Après m’avoir imparti son aide, cet être me quitta, non sans laisser des images et des souvenirs de son passage en moi et, la nuit durant, je suivis ces traces fugitives qui finirent par me conduire en un lieu sidérant de l’Anima Mundi où je pus contempler des êtres de flamme. Un autre jour de mon enfance où j’étais épuisé, l’un de ces êtres apparut dans ma chambre au-dessus de ma tête. De ses mains jaillirent de flamboyantes émanations qui se déversèrent sur moi en même temps qu’elles me traversaient. J’eus alors l’impression de proprement ressusciter et, à la suite de cette intervention, j’éprouvai pendant des mois une ardente revigoration de l’esprit et du corps. »

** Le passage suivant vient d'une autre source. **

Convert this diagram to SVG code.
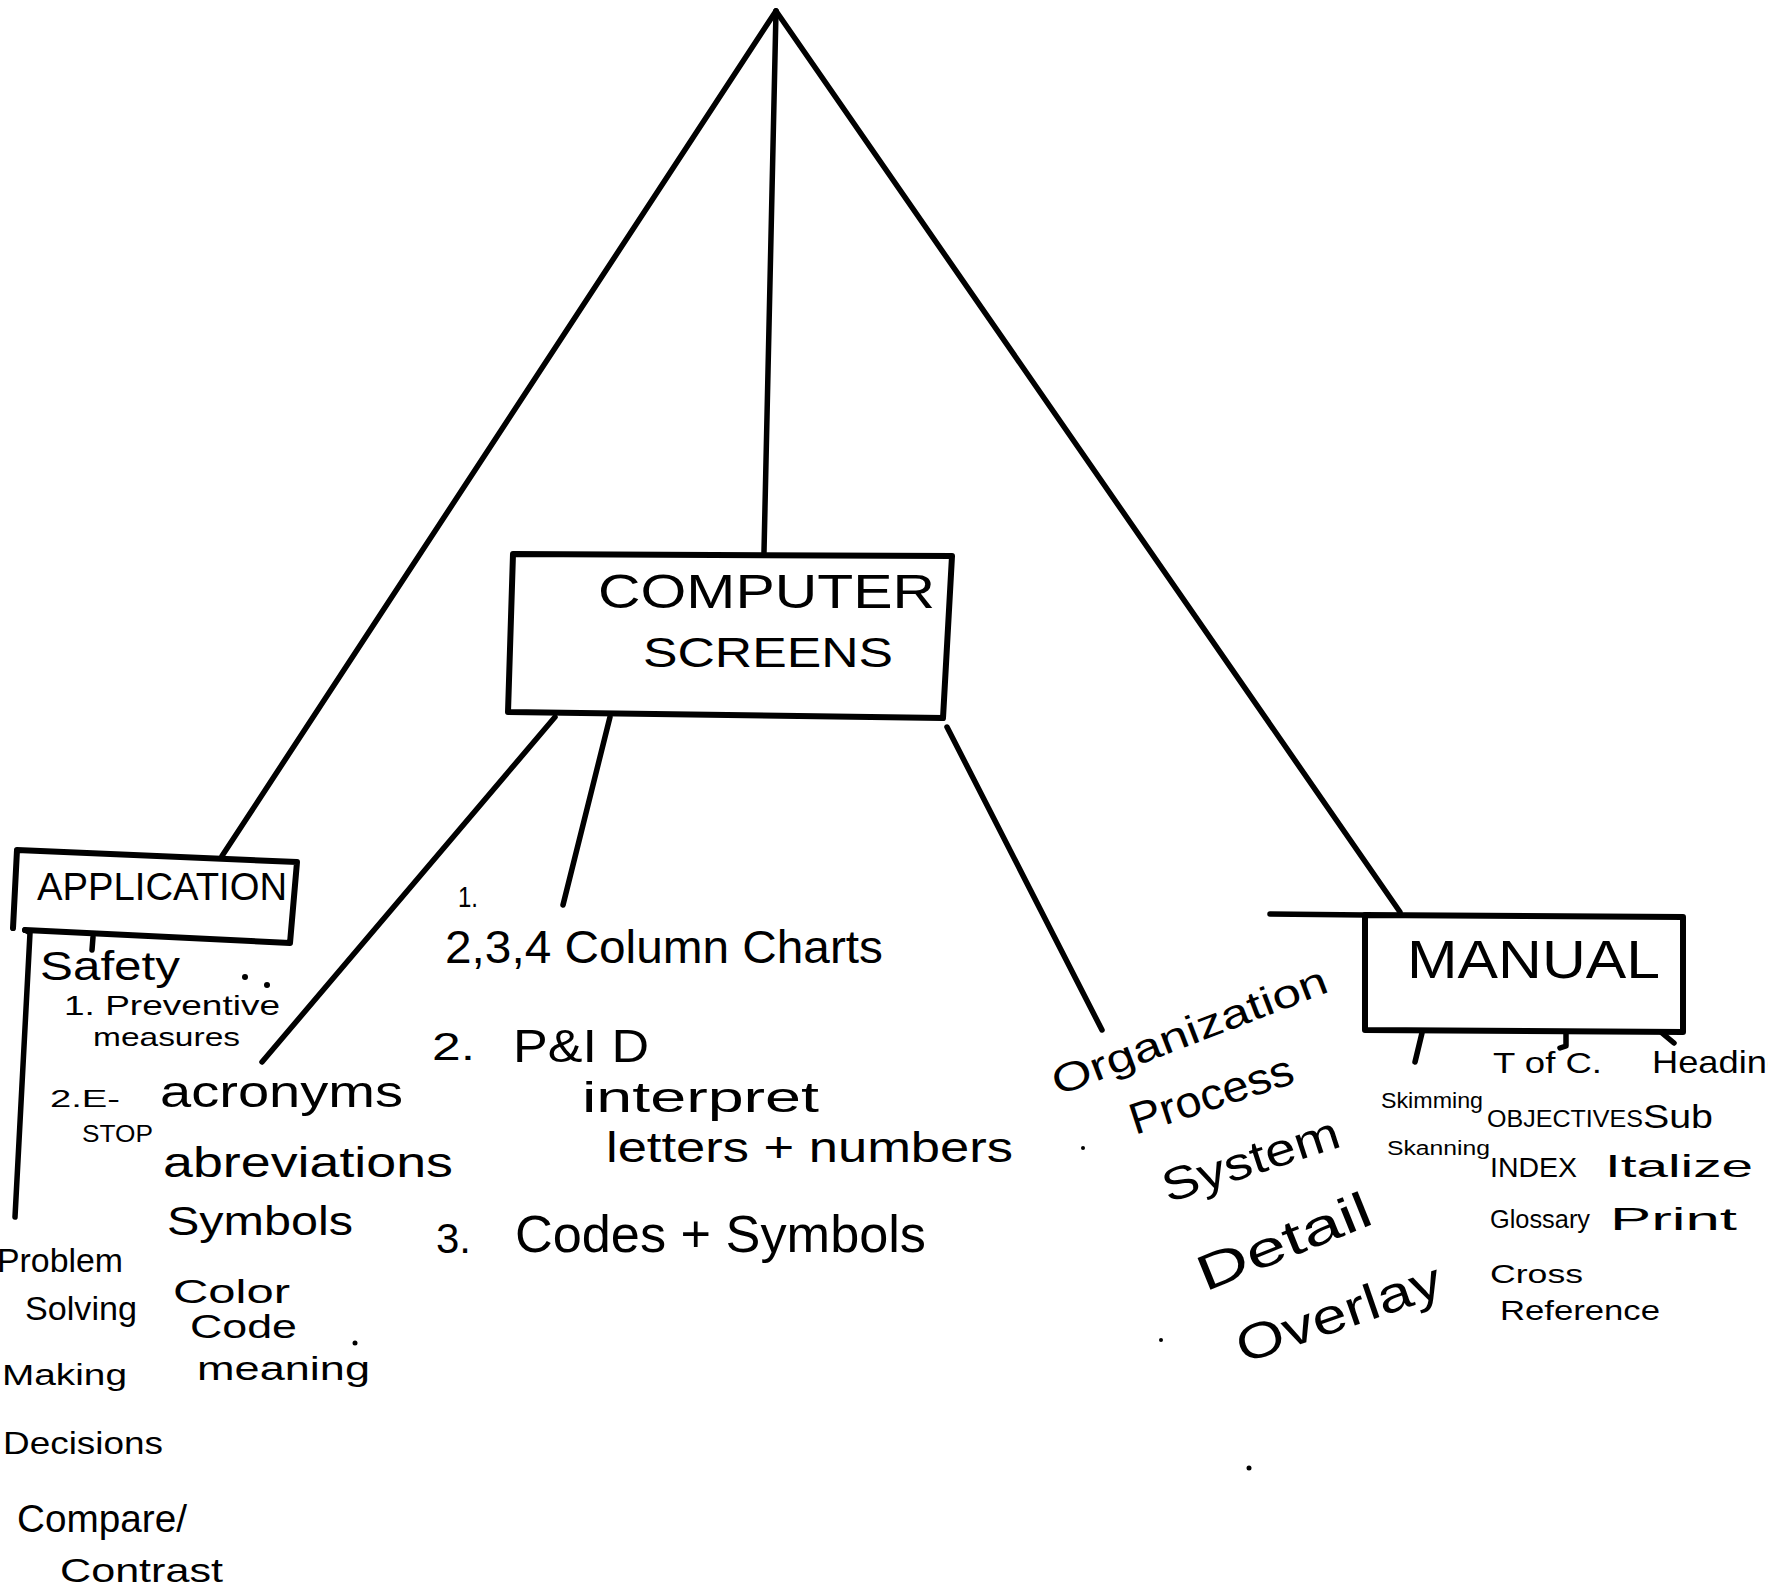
<svg xmlns="http://www.w3.org/2000/svg" width="1768" height="1590" viewBox="0 0 1768 1590">
<style>
  .ln { fill: none; stroke: #000; stroke-width: 5.5; stroke-linecap: round; stroke-linejoin: round; }
  .bx { fill: #fff; stroke: #000; stroke-width: 6; stroke-linejoin: round; }
  text { font-family: "Liberation Sans", "DejaVu Sans", sans-serif; fill: #000; }
  .dot { fill: #000; }
</style>
<rect width="1768" height="1590" fill="#fff"/>

<g id="connectors">
  <line class="ln" x1="776" y1="11" x2="764" y2="552"/>
  <line class="ln" x1="776" y1="11" x2="222" y2="856"/>
  <line class="ln" x1="776" y1="11" x2="1400" y2="912"/>
  <line class="ln" x1="555" y1="717" x2="262" y2="1062"/>
  <line class="ln" x1="610" y1="717" x2="563" y2="905"/>
  <line class="ln" x1="947" y1="727" x2="1102" y2="1030"/>
  <polyline class="ln" points="25,930 30,933 15,1217"/>
  <line class="ln" x1="93" y1="937" x2="92" y2="950"/>
  <line class="ln" x1="1270" y1="914" x2="1365" y2="915"/>
  <line class="ln" x1="1422" y1="1033" x2="1415" y2="1062"/>
  <polyline class="ln" points="1566,1033 1566,1046 1560,1048"/>
  <line class="ln" x1="1662" y1="1033" x2="1674" y2="1043"/>
</g>

<g id="computer-screens">
  <polygon class="bx" points="513,554 952,556 943,718 508,712"/>
  <text x="598" y="608" font-size="48" textLength="337" lengthAdjust="spacingAndGlyphs">COMPUTER</text>
  <text x="643" y="667" font-size="42" textLength="250" lengthAdjust="spacingAndGlyphs">SCREENS</text>
</g>

<g id="application">
  <polyline class="ln" points="13,928 17,850 297,862 290,943 25,930" style="stroke-width:6"/>
  <text x="37" y="900" font-size="38" textLength="250" lengthAdjust="spacingAndGlyphs">APPLICATION</text>
</g>

<g id="manual">
  <polygon class="bx" points="1365,915 1683,917 1683,1032 1365,1030"/>
  <text x="1407" y="978" font-size="54" textLength="253" lengthAdjust="spacingAndGlyphs">MANUAL</text>
</g>

<g id="application-items">
  <text x="40" y="980" font-size="40" textLength="140" lengthAdjust="spacingAndGlyphs">Safety</text>
  <text x="64" y="1015" font-size="28" textLength="216" lengthAdjust="spacingAndGlyphs">1. Preventive</text>
  <text x="93" y="1046" font-size="26" textLength="147" lengthAdjust="spacingAndGlyphs">measures</text>
  <text x="50" y="1107" font-size="24" textLength="70" lengthAdjust="spacingAndGlyphs">2.E-</text>
  <text x="82" y="1142" font-size="24" textLength="71" lengthAdjust="spacingAndGlyphs">STOP</text>
  <text x="-3" y="1272" font-size="34" textLength="126" lengthAdjust="spacingAndGlyphs">Problem</text>
  <text x="25" y="1320" font-size="34" textLength="112" lengthAdjust="spacingAndGlyphs">Solving</text>
  <text x="2" y="1385" font-size="30" textLength="125" lengthAdjust="spacingAndGlyphs">Making</text>
  <text x="3" y="1454" font-size="32" textLength="160" lengthAdjust="spacingAndGlyphs">Decisions</text>
  <text x="17" y="1532" font-size="38" textLength="170" lengthAdjust="spacingAndGlyphs">Compare/</text>
  <text x="60" y="1582" font-size="34" textLength="163" lengthAdjust="spacingAndGlyphs">Contrast</text>
  <circle class="dot" cx="245" cy="977" r="3"/>
  <circle class="dot" cx="267" cy="985" r="3"/>
</g>

<g id="screen-items-left">
  <text x="160" y="1107" font-size="44" textLength="243" lengthAdjust="spacingAndGlyphs">acronyms</text>
  <text x="163" y="1177" font-size="42" textLength="290" lengthAdjust="spacingAndGlyphs">abreviations</text>
  <text x="167" y="1235" font-size="40" textLength="186" lengthAdjust="spacingAndGlyphs">Symbols</text>
  <text x="173" y="1303" font-size="34" textLength="117" lengthAdjust="spacingAndGlyphs">Color</text>
  <text x="190" y="1338" font-size="34" textLength="107" lengthAdjust="spacingAndGlyphs">Code</text>
  <text x="197" y="1380" font-size="34" textLength="173" lengthAdjust="spacingAndGlyphs">meaning</text>
  <circle class="dot" cx="355" cy="1343" r="2.5"/>
</g>

<g id="screen-items-center">
  <text x="458" y="907" font-size="30" textLength="20" lengthAdjust="spacingAndGlyphs">1.</text>
  <text x="445" y="963" font-size="46" textLength="438" lengthAdjust="spacingAndGlyphs">2,3,4 Column Charts</text>
  <text x="432" y="1060" font-size="38" textLength="43" lengthAdjust="spacingAndGlyphs">2.</text>
  <text x="513" y="1062" font-size="46" textLength="136" lengthAdjust="spacingAndGlyphs">P&amp;I D</text>
  <text x="582" y="1112" font-size="42" textLength="237" lengthAdjust="spacingAndGlyphs">interpret</text>
  <text x="606" y="1162" font-size="42" textLength="407" lengthAdjust="spacingAndGlyphs">letters + numbers</text>
  <text x="436" y="1253" font-size="42" textLength="35" lengthAdjust="spacingAndGlyphs">3.</text>
  <text x="515" y="1252" font-size="52" textLength="411" lengthAdjust="spacingAndGlyphs">Codes + Symbols</text>
</g>

<g id="screen-items-right">
  <text transform="translate(1058,1096) rotate(-21)" font-size="40" textLength="292" lengthAdjust="spacingAndGlyphs">Organization</text>
  <text transform="translate(1135,1135) rotate(-18)" font-size="44" textLength="170" lengthAdjust="spacingAndGlyphs">Process</text>
  <text transform="translate(1168,1203) rotate(-18)" font-size="46" textLength="184" lengthAdjust="spacingAndGlyphs">System</text>
  <text transform="translate(1205,1292) rotate(-22)" font-size="50" textLength="184" lengthAdjust="spacingAndGlyphs">Detail</text>
  <text transform="translate(1243,1364) rotate(-19)" font-size="50" textLength="214" lengthAdjust="spacingAndGlyphs">Overlay</text>
  <circle class="dot" cx="1083" cy="1148" r="2"/>
  <circle class="dot" cx="1161" cy="1340" r="2"/>
  <circle class="dot" cx="1249" cy="1468" r="2.5"/>
</g>

<g id="manual-items">
  <text x="1493" y="1073" font-size="30" textLength="109" lengthAdjust="spacingAndGlyphs">T of C.</text>
  <text x="1652" y="1073" font-size="32" textLength="135" lengthAdjust="spacingAndGlyphs">Heading</text>
  <text x="1381" y="1108" font-size="22" textLength="102" lengthAdjust="spacingAndGlyphs">Skimming</text>
  <text x="1487" y="1127" font-size="24" textLength="156" lengthAdjust="spacingAndGlyphs">OBJECTIVES</text>
  <text x="1643" y="1128" font-size="34" textLength="70" lengthAdjust="spacingAndGlyphs">Sub</text>
  <text x="1387" y="1155" font-size="20" textLength="103" lengthAdjust="spacingAndGlyphs">Skanning</text>
  <text x="1490" y="1177" font-size="28" textLength="87" lengthAdjust="spacingAndGlyphs">INDEX</text>
  <text x="1605" y="1177" font-size="32" textLength="148" lengthAdjust="spacingAndGlyphs">Italize</text>
  <text x="1490" y="1228" font-size="26" textLength="100" lengthAdjust="spacingAndGlyphs">Glossary</text>
  <text x="1610" y="1230" font-size="32" textLength="127" lengthAdjust="spacingAndGlyphs">Print</text>
  <text x="1490" y="1283" font-size="26" textLength="93" lengthAdjust="spacingAndGlyphs">Cross</text>
  <text x="1500" y="1320" font-size="28" textLength="160" lengthAdjust="spacingAndGlyphs">Reference</text>
</g>
</svg>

À l’École des beaux-arts, Russell faisait penser à Blake dans son mépris et son rejet de la représentation du tangible. Tandis que les autres étudiants s’efforçaient péniblement de reproduire le modèle, lui se détournait soudain pour peindre les images irrépressibles qui s’imposaient à son imagination, produisant ainsi des œuvres comme « Saint Jean dans le désert ». Ses amis étaient abasourdis par sa facilité et sa vitesse d’exécution. Les impressionnaient aussi sa simplicité, son innocence, et l’élocution chaotique avec laquelle il parlait de mystères qu’il révélait à demi tout en ne les dévoilant pas vraiment. Cette confondante aisance constituerait, sa vie durant, un handicap dans sa pratique de la peinture et de la littérature.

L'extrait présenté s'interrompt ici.